Patrick Canigher, photographe souvenirs de shootings (de Snoop, mais pas que)

Moïse the Dude, le 26 septembre

Lors d’un échange (à retrouver ici) avec Monsieur Saï autour de l’album “No Limit Top Dogg” de Snoop, j’évoquais un shooting photo réalisé pour la couverture et l’interview du numéro de Juillet/Août 1999 du magazine RER, pour la promotion dudit album. Amoureux depuis toujours de ces quelques clichés, j’ai voulu rencontrer leur auteur, Patrick Canigher.

C’est un après-midi de décembre 2024, à République, que je retrouve celui qui a shooté de nombreux portraits de musiciens (Marilyn Manson, Sting, Nas, Pink, James Blunt, etc...) pour la presse, pour des affiches de concerts ou encore des pochettes de disques, et qui a fait également de la photo publicitaire pour de grandes marques ainsi que des clips et des courts métrages. Nous n’aurons pas le temps d’évoquer son parcours en détail mais il a volontiers ouvert la boîte à souvenirs, concernant entre autres deux séances avec Snoop, livrant ses secrets de fabrication et racontant en creux une époque où l’industrie musicale et son écosystème étaient bien différents.


Mo The Dude : Patrick, j’ai voulu vous rencontrer pour évoquer des clichés de Snoop Dogg, dont vous êtes l’auteur, réalisés lors d’un shooting à Los Angeles, pour RER magazine, à l’occasion de la sortie de son album “Top Dogg”. Quels souvenirs avez-vous de ce shooting ?

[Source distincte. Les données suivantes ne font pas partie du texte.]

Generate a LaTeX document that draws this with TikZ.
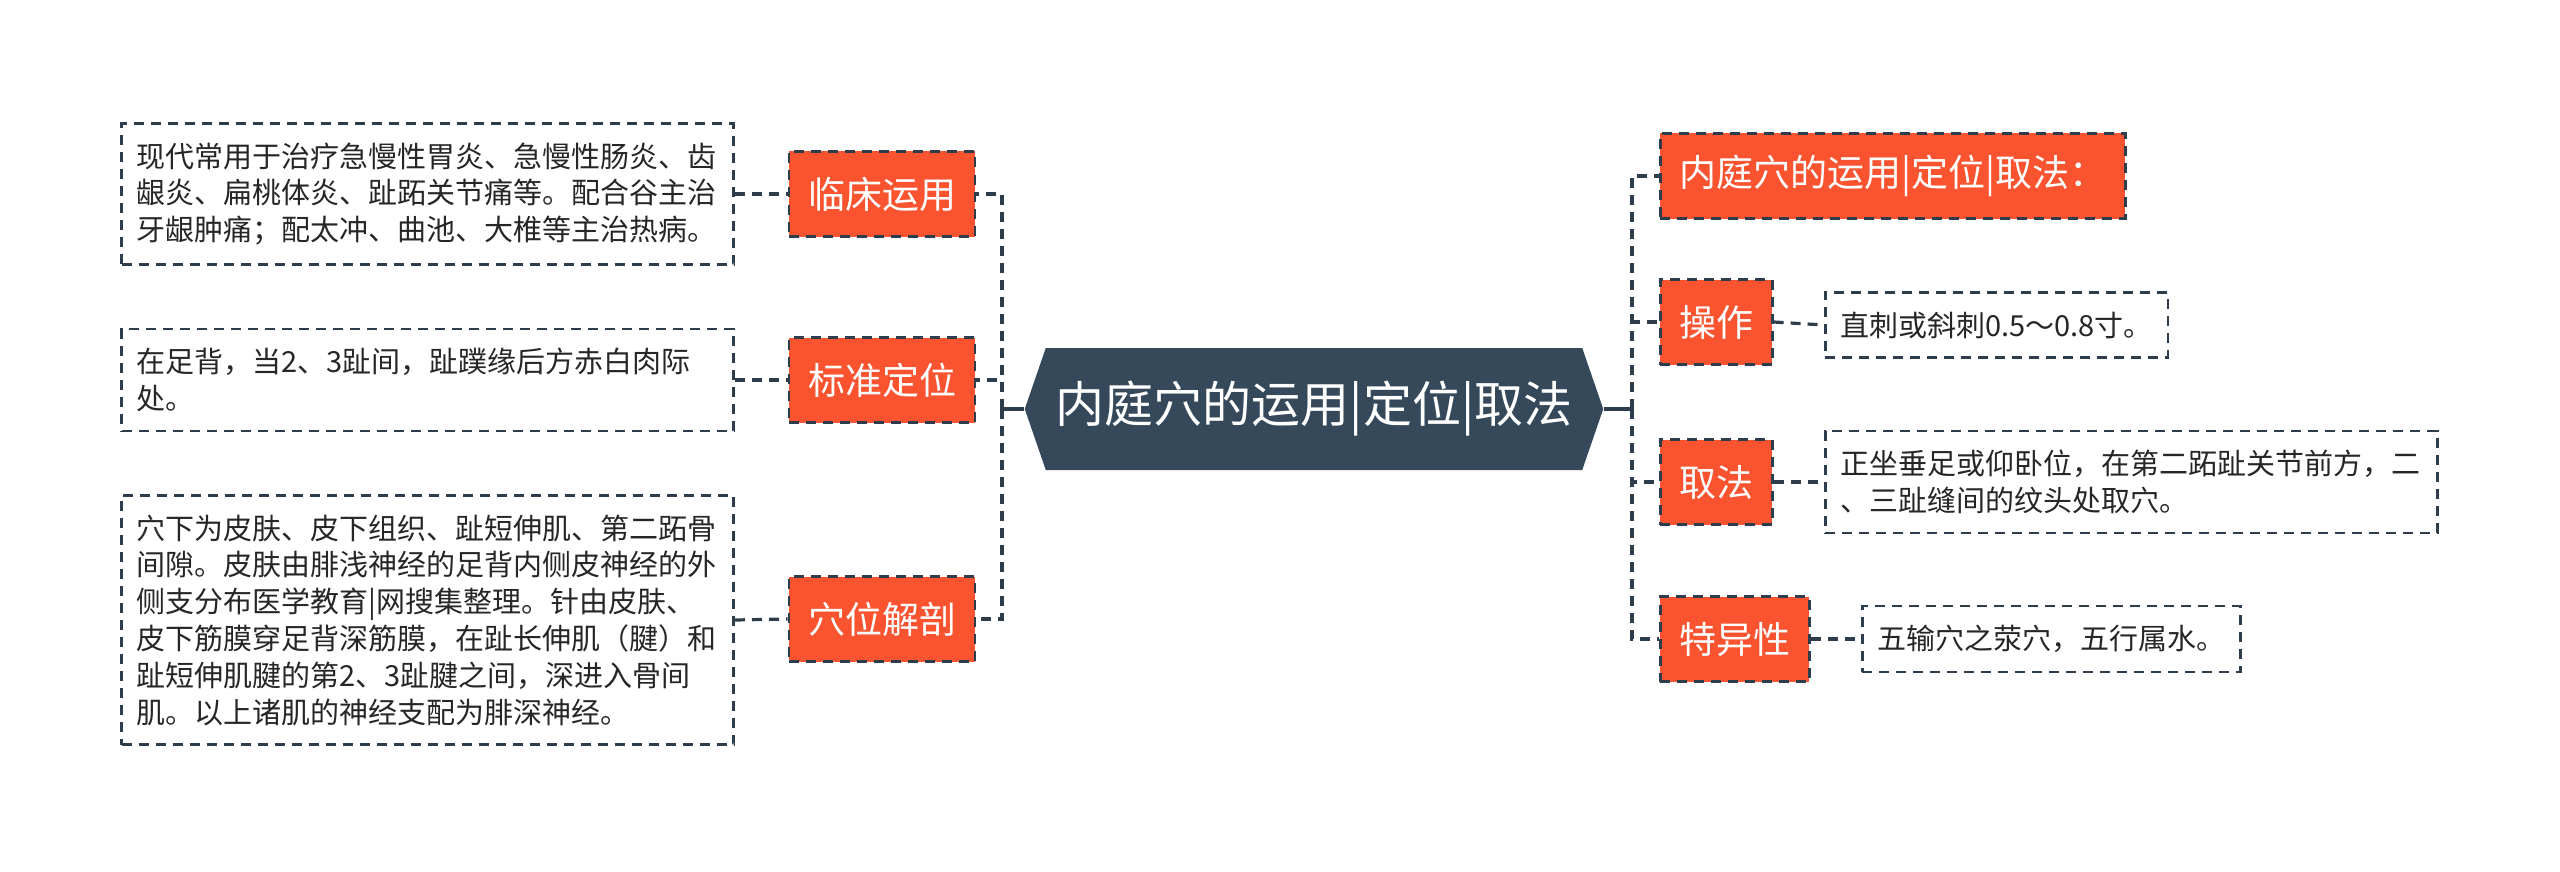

Patrick Canigher : Déjà pour remettre les choses dans leur contexte, à l’époque, nous, avant RER - qui veut dire rap et ragga, même si on n’a pas fait beaucoup de reggae mais on voulait donner une consonance urbaine au magazine, et ça faisait RER, comme le RER... - Avant ça, on avait créé un magazine de rock qui s’appelait RAGE, on parlait de Marilyn Manson, on parlait de branding, de tatouage et de cultures urbaines etc. On était trois potes, on a monté un petit groupe de presse. Évidemment, on voulait que ça marche et RAGE marchait super bien parce que c’était tout neuf dans le milieu de la presse musicale à l’époque. Les annonceurs captifs, donc les maisons de disques, nous suivaient à 100% et les annonceurs hors captif, nous achetaient des pages de temps en temps donc c’est un mag qui fonctionnait bien. Dans la foulée, on s’est dit que le rap c’est quelque chose qui commençait à arriver en France et on s’est dit pourquoi pas faire un mag sur le rap, avec bien-sûr une logique économique car même s’il y a le plaisir, il y a aussi l’économie. A l’époque, en presse musicale, souvent les photos c’était des photos d’agences. Nous ce qu’on a mis en place - c’était audacieux parce qu’on n’était rien, en face y avait Capitol, Universal Music, Warner, etc - mais on disait, nous on va faire une interview, par exemple de Snoop, à une condition : vous nous achetez le billet aller/retour à L.A., et on part à deux. Photos et interview en direct. On a fait ça pour RAGE et on l’a appliqué à RER. A part pour des news ou des live pour lesquels on prenait des photos d’agences, mais sinon toutes les interviews quasiment, c’était du direct live. Soit les mecs étaient en France, soit on allait sur place.
Donc pour Snoop c’est ce qui s’est passé. Ce n’est pas moi qui organisais les voyages et les interviews, mais je savais qui le faisait, et on y allait au culot, on partait. Et quand on allait là-bas on mettait à profit notre séjour car on restait au moins deux jours sur place, mais un shooting comme ça c’est un quart d’heure, l’interview c’est une demie-heure, donc le reste du temps on en profitait, parfois via l’artiste, pour rencontrer d’autres gens et on ramenait des papiers qui n’étaient pas prévus par la maison de disque, c’était l’avantage.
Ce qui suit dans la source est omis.